Abbiamo lanciato la scorsa primavera la campagna “Libera di Abortire”, consce che la libertà di scelta delle donne passa soprattutto attraverso la possibilità di avere il maggior numero di informazioni a disposizione. Due recenti appuntamenti ce lo confermano. Da una parte, nella Repubblica di San Marino si voterà domenica un referendum che, grazie alla mobilitazione dell’Unione delle donne sammarinesi, mira a depenalizzare l’aborto, ancora illegale in qualunque circostanza e punito fino a sei anni di carcere.

Appuntamenti referendari come questo richiedono informazioni laiche e puntuali, scevre da qualsiasi ingerenza ideologica che possa limitare la salute delle donne, specie quando si ha – come nel caso del diritto all’aborto – una situazione internazionale perennemente in bilico tra violazione e tutela del diritto stesso. Dall’altra, in Italia è stata appena pubblicata la relazione sull’attuazione della legge 194/1978, anche quest’anno con largo ritardo, complicando così il lavoro di monitoraggio compiuto dalle diverse organizzazioni a tutela dei diritti riproduttivi. Qui la questione dell’informazione è dirimente.

I dati contenuti nella relazione, per quanto anticipino anche informazioni relative all’anno 2020, sono insufficienti, o meglio, lo devono essere se hanno portato il Ministro della Salute a osservare che “tutte le Regioni hanno reagito prontamente alla situazione Covid e i servizi hanno riorganizzato opportunamente i percorsi IVG”. Tramite l’appello che con “Libera di Abortire” abbiamo rivolto proprio al Ministro, si era già cercato di mettere in luce come l’accesso ad un servizio identificato, solo su carta, come “prestazione indifferibile” fosse stato osteggiato durante la pandemia da COVID-19: reparti chiusi, servizio farmacologico sospeso, riduzione dei giorni di accesso agli ambulatori e carenza di personale.

Una situazione resa ancora più critica dagli alti tassi di obiezione di coscienza che raggiunge il 67% tra i ginecologi. È alla luce di questa informazione che risulta difficile comprendere come la diminuzione delle Interruzioni Volontarie di Gravidanza, osservata in particolar modo per il 2019 in Molise, Umbria, Marche, Calabria e Lazio, possa essere un dato da festeggiare. Parliamo infatti di Regioni, come il Molise, dove l’obiezione di coscienza raggiunge il 92,3% e la realtà è che semplicemente le donne non riescono ad accedere al servizio.

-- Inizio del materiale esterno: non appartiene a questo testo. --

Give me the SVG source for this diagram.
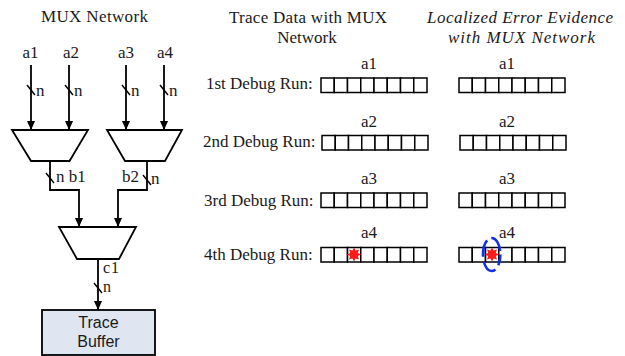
<svg xmlns="http://www.w3.org/2000/svg" width="625" height="356" viewBox="0 0 625 356">
  <style>
    .t { font-family: "Liberation Serif", "Times New Roman", serif; font-size: 17px; fill: #1a1a1a; }
    .tc { font-family: "Liberation Serif", "Times New Roman", serif; font-size: 16px; fill: #1a1a1a; }
    .ti { font-family: "Liberation Serif", "Times New Roman", serif; font-size: 17px; font-style: italic; fill: #1a1a1a; }
    .s { font-family: "Liberation Sans", Arial, sans-serif; font-size: 16px; fill: #1a1a1a; }
    .mux { fill: #fff; stroke: #000; stroke-width: 1.8; }
    .arr { fill: none; stroke: #000; stroke-width: 1.8; marker-end: url(#ah); }
    .slash { stroke: #000; stroke-width: 1.4; }
    .cell { fill: #fff; stroke: #000; stroke-width: 1.5; }
    .star { fill: #ff1a1a; }
  </style>
  <defs>
    <marker id="ah" viewBox="0 0 10 10" refX="10" refY="5" markerWidth="10" markerHeight="9" markerUnits="userSpaceOnUse" orient="auto">
      <path d="M0,0.5 L10,5 L0,9.5 z" fill="#000"/>
    </marker>
    <!-- one register row: 8 cells, 13.25 wide -->
    <g id="row">
      <rect class="cell" x="0" y="0" width="13.25" height="14.5"/>
      <rect class="cell" x="13.25" y="0" width="13.25" height="14.5"/>
      <rect class="cell" x="26.5" y="0" width="13.25" height="14.5"/>
      <rect class="cell" x="39.75" y="0" width="13.25" height="14.5"/>
      <rect class="cell" x="53" y="0" width="13.25" height="14.5"/>
      <rect class="cell" x="66.25" y="0" width="13.25" height="14.5"/>
      <rect class="cell" x="79.5" y="0" width="13.25" height="14.5"/>
      <rect class="cell" x="92.75" y="0" width="13.25" height="14.5"/>
    </g>
    <polygon id="burst" class="star" points="0,-7 1.6,-3.9 4.9,-4.9 3.9,-1.6 7,0 3.9,1.6 4.9,4.9 1.6,3.9 0,7 -1.6,3.9 -4.9,4.9 -3.9,1.6 -7,0 -3.9,-1.6 -4.9,-4.9 -1.6,-3.9"/>
  </defs>

  <rect width="625" height="356" fill="#fff"/>

  <!-- column headings -->
  <text class="t" x="94.5" y="22" text-anchor="middle" textLength="107" lengthAdjust="spacing">MUX Network</text>
  <text class="t" x="308" y="23" text-anchor="middle" textLength="158" lengthAdjust="spacing">Trace Data with MUX</text>
  <text class="t" x="307" y="43" text-anchor="middle">Network</text>
  <text class="ti" x="520" y="23" text-anchor="middle" textLength="186" lengthAdjust="spacing">Localized Error Evidence</text>
  <text class="ti" x="521.5" y="43" text-anchor="middle" textLength="147" lengthAdjust="spacing">with MUX Network</text>

  <!-- connectors -->
  <g id="connectors">
    <line class="arr" x1="31" y1="65" x2="31" y2="130"/>
    <line class="arr" x1="69" y1="65" x2="69" y2="130"/>
    <line class="arr" x1="126" y1="65" x2="126" y2="130"/>
    <line class="arr" x1="164" y1="65" x2="164" y2="130"/>
    <path class="arr" d="M50,161 V190 H79 V227"/>
    <path class="arr" d="M147,161 V190 H118 V227"/>
    <line class="arr" x1="98" y1="259" x2="98" y2="310"/>
    <!-- bus-width slashes -->
    <line class="slash" x1="27" y1="85" x2="35" y2="95"/>
    <line class="slash" x1="65" y1="85" x2="73" y2="95"/>
    <line class="slash" x1="122" y1="85" x2="130" y2="95"/>
    <line class="slash" x1="160" y1="85" x2="168" y2="95"/>
    <line class="slash" x1="46" y1="173" x2="54" y2="183"/>
    <line class="slash" x1="143" y1="175" x2="151" y2="185"/>
    <line class="slash" x1="94" y1="283" x2="102" y2="293"/>
    <text class="t" x="36" y="96">n</text>
    <text class="t" x="74" y="96">n</text>
    <text class="t" x="131" y="96">n</text>
    <text class="t" x="169" y="96">n</text>
    <text class="t" x="56" y="182">n b1</text>
    <text class="t" x="122" y="182">b2</text>
    <text class="t" x="151" y="184">n</text>
    <text class="tc" x="103" y="273" letter-spacing="1">c1</text>
    <text class="tc" x="103" y="292">n</text>
  </g>

  <!-- input signals -->
  <g id="inputs">
    <text class="t" x="30.5" y="58" text-anchor="middle">a1</text>
    <text class="t" x="71" y="58" text-anchor="middle">a2</text>
    <text class="t" x="126" y="58" text-anchor="middle">a3</text>
    <text class="t" x="165" y="58" text-anchor="middle">a4</text>
  </g>

  <g id="mux1"><polygon class="mux" points="12,130 88,130 69.5,161 31,161"/></g>
  <g id="mux2"><polygon class="mux" points="107,130 182,130 165,161 125,161"/></g>
  <g id="mux3"><polygon class="mux" points="59,227 136,227 119,259 77,259"/></g>

  <g id="trace-buffer">
    <rect x="42" y="310" width="113" height="45" fill="#dfe6f2" stroke="#000" stroke-width="1.8"/>
    <text class="s" x="98.5" y="328" text-anchor="middle">Trace</text>
    <text class="s" x="98.5" y="347" text-anchor="middle">Buffer</text>
  </g>

  <!-- debug run rows -->
  <g id="run1">
    <text class="t" x="206" y="89">1st Debug Run:</text>
    <text class="t" x="369" y="69" text-anchor="middle">a1</text>
    <use href="#row" x="321" y="78"/>
    <text class="t" x="507" y="69" text-anchor="middle">a1</text>
    <use href="#row" x="459" y="78"/>
  </g>
  <g id="run2">
    <text class="t" x="203" y="147">2nd Debug Run:</text>
    <text class="t" x="369" y="127" text-anchor="middle">a2</text>
    <use href="#row" x="322" y="135.5"/>
    <text class="t" x="507" y="127" text-anchor="middle">a2</text>
    <use href="#row" x="460" y="135.5"/>
  </g>
  <g id="run3">
    <text class="t" x="204" y="206">3rd Debug Run:</text>
    <text class="t" x="369" y="184" text-anchor="middle">a3</text>
    <use href="#row" x="321" y="193"/>
    <text class="t" x="507" y="184" text-anchor="middle">a3</text>
    <use href="#row" x="459" y="193"/>
  </g>
  <g id="run4">
    <text class="t" x="204" y="260">4th Debug Run:</text>
    <text class="t" x="369" y="238" text-anchor="middle">a4</text>
    <use href="#row" x="321" y="247.5"/>
    <use href="#burst" x="354" y="254.5"/>
    <text class="t" x="507" y="238" text-anchor="middle">a4</text>
    <use href="#row" x="459" y="247.5"/>
    <use href="#burst" x="492" y="254.5"/>
    <ellipse cx="491.7" cy="254.5" rx="8.7" ry="16.5" fill="none" stroke="#1030e8" stroke-width="2.6" stroke-dasharray="17 5" stroke-dashoffset="6"/>
  </g>
</svg>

Tra ciò che manca nella relazione, vi è poi una risposta chiara ai rilievi del Comitato europeo per i diritti sociali che mesi fa denunciava come l’Italia violasse non solo il diritto alla salute delle donne ma anche la dignità dei lavoratori discriminando apertamente i medici non obiettori di coscienza. Si parla, invece, di rapporto stabile tra ginecologi non obiettori e IVG effettuate – continuando quindi a non fornire le informazioni richieste dal Comitato sul numero o percentuale di domande di aborto che non hanno potuto essere soddisfatte in un determinato ospedale o Regione a causa del numero insufficiente di medici non obiettori. Il Leitmotiv rimane quindi la mancanza di informazioni fruibili per le donne che decidono di interrompere una gravidanza. Domenica, attendendo il risultato del referendum, saremo al fianco delle cittadine e dei cittadini di San Marino nell’auspicabile conquista di un nuovo diritto, consapevoli che l’impegno sarà quello di continuare a difenderlo.